(Aim of the task) Copy all lines below exactly as written. Leave pictures out.

>> START Data segment

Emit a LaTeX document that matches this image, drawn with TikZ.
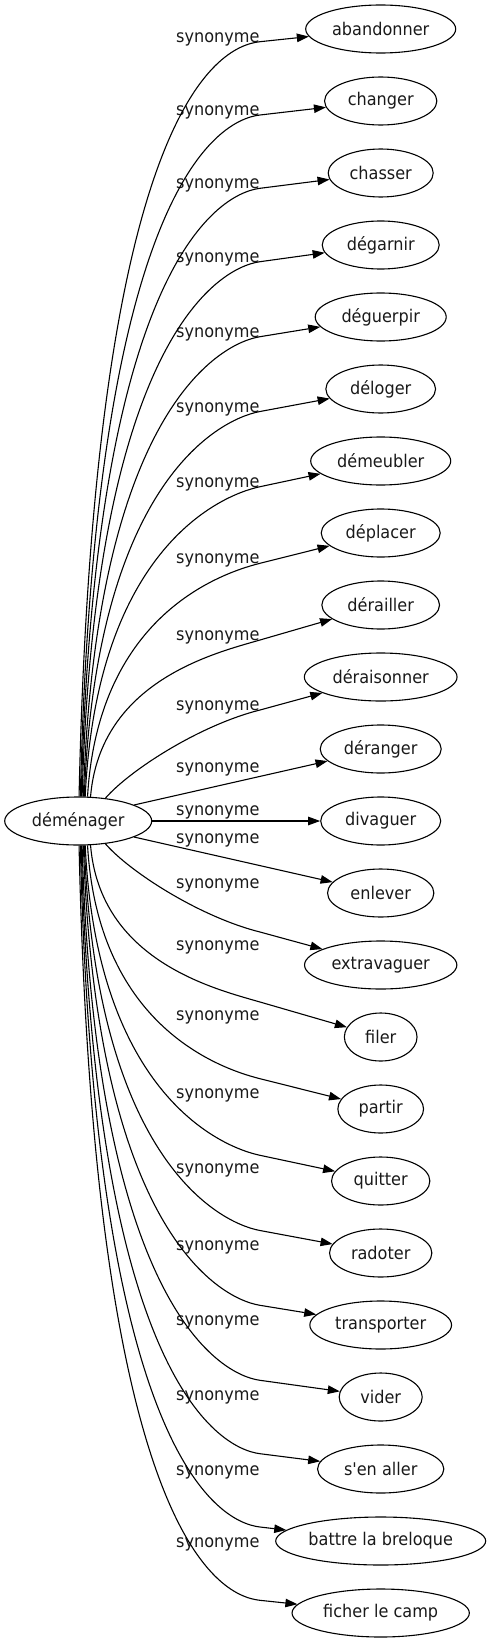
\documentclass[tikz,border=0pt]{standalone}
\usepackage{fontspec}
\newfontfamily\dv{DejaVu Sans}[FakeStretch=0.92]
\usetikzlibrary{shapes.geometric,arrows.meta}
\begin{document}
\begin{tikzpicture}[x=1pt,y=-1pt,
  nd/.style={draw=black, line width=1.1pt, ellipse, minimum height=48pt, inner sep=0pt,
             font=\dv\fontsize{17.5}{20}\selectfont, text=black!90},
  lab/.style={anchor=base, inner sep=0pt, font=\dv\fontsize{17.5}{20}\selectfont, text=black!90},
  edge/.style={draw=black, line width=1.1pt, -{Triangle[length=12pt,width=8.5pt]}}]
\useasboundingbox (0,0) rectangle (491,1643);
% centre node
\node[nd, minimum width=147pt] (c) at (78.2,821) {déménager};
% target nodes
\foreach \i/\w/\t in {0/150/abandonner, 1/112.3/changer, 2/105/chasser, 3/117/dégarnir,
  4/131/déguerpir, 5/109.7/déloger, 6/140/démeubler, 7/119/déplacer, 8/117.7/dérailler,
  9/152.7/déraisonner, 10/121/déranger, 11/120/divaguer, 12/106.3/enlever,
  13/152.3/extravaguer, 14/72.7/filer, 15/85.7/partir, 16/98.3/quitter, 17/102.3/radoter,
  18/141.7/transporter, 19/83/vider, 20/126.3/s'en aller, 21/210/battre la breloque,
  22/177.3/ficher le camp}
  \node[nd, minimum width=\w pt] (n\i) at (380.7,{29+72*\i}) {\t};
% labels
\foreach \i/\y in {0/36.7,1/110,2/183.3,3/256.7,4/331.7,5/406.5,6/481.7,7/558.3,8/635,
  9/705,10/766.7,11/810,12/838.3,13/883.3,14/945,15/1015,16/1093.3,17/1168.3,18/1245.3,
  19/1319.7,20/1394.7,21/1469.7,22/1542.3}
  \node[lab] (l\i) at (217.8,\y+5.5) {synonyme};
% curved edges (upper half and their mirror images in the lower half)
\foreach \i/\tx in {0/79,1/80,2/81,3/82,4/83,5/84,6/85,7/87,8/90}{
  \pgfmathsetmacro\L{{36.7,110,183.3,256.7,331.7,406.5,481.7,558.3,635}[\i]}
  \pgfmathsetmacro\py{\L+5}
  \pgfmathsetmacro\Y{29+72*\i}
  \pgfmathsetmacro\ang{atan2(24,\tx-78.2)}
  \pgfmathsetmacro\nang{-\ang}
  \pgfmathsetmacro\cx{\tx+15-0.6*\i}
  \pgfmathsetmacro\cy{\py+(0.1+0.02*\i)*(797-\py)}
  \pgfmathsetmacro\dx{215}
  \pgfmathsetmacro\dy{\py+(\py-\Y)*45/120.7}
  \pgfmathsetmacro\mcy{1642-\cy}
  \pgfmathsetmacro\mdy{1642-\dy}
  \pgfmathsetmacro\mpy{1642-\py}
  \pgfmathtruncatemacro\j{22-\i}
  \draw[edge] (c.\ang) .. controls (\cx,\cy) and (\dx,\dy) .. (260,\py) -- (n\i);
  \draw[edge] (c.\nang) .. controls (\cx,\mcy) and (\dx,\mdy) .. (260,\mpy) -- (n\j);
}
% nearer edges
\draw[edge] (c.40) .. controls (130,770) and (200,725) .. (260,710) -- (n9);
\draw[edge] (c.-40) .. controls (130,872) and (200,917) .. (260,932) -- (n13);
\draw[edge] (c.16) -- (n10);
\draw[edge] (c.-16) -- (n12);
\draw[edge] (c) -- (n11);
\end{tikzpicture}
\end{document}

>> END Data segment

(Complete output)
Emit a LaTeX document that matches this image, drawn with TikZ.
\documentclass[tikz,border=0pt]{standalone}
\usepackage{fontspec}
\newfontfamily\dv{DejaVu Sans}[FakeStretch=0.92]
\usetikzlibrary{shapes.geometric,arrows.meta}
\begin{document}
\begin{tikzpicture}[x=1pt,y=-1pt,
  nd/.style={draw=black, line width=1.1pt, ellipse, minimum height=48pt, inner sep=0pt,
             font=\dv\fontsize{17.5}{20}\selectfont, text=black!90},
  lab/.style={anchor=base, inner sep=0pt, font=\dv\fontsize{17.5}{20}\selectfont, text=black!90},
  edge/.style={draw=black, line width=1.1pt, -{Triangle[length=12pt,width=8.5pt]}}]
\useasboundingbox (0,0) rectangle (491,1643);
% centre node
\node[nd, minimum width=147pt] (c) at (78.2,821) {déménager};
% target nodes
\foreach \i/\w/\t in {0/150/abandonner, 1/112.3/changer, 2/105/chasser, 3/117/dégarnir,
  4/131/déguerpir, 5/109.7/déloger, 6/140/démeubler, 7/119/déplacer, 8/117.7/dérailler,
  9/152.7/déraisonner, 10/121/déranger, 11/120/divaguer, 12/106.3/enlever,
  13/152.3/extravaguer, 14/72.7/filer, 15/85.7/partir, 16/98.3/quitter, 17/102.3/radoter,
  18/141.7/transporter, 19/83/vider, 20/126.3/s'en aller, 21/210/battre la breloque,
  22/177.3/ficher le camp}
  \node[nd, minimum width=\w pt] (n\i) at (380.7,{29+72*\i}) {\t};
% labels
\foreach \i/\y in {0/36.7,1/110,2/183.3,3/256.7,4/331.7,5/406.5,6/481.7,7/558.3,8/635,
  9/705,10/766.7,11/810,12/838.3,13/883.3,14/945,15/1015,16/1093.3,17/1168.3,18/1245.3,
  19/1319.7,20/1394.7,21/1469.7,22/1542.3}
  \node[lab] (l\i) at (217.8,\y+5.5) {synonyme};
% curved edges (upper half and their mirror images in the lower half)
\foreach \i/\tx in {0/79,1/80,2/81,3/82,4/83,5/84,6/85,7/87,8/90}{
  \pgfmathsetmacro\L{{36.7,110,183.3,256.7,331.7,406.5,481.7,558.3,635}[\i]}
  \pgfmathsetmacro\py{\L+5}
  \pgfmathsetmacro\Y{29+72*\i}
  \pgfmathsetmacro\ang{atan2(24,\tx-78.2)}
  \pgfmathsetmacro\nang{-\ang}
  \pgfmathsetmacro\cx{\tx+15-0.6*\i}
  \pgfmathsetmacro\cy{\py+(0.1+0.02*\i)*(797-\py)}
  \pgfmathsetmacro\dx{215}
  \pgfmathsetmacro\dy{\py+(\py-\Y)*45/120.7}
  \pgfmathsetmacro\mcy{1642-\cy}
  \pgfmathsetmacro\mdy{1642-\dy}
  \pgfmathsetmacro\mpy{1642-\py}
  \pgfmathtruncatemacro\j{22-\i}
  \draw[edge] (c.\ang) .. controls (\cx,\cy) and (\dx,\dy) .. (260,\py) -- (n\i);
  \draw[edge] (c.\nang) .. controls (\cx,\mcy) and (\dx,\mdy) .. (260,\mpy) -- (n\j);
}
% nearer edges
\draw[edge] (c.40) .. controls (130,770) and (200,725) .. (260,710) -- (n9);
\draw[edge] (c.-40) .. controls (130,872) and (200,917) .. (260,932) -- (n13);
\draw[edge] (c.16) -- (n10);
\draw[edge] (c.-16) -- (n12);
\draw[edge] (c) -- (n11);
\end{tikzpicture}
\end{document}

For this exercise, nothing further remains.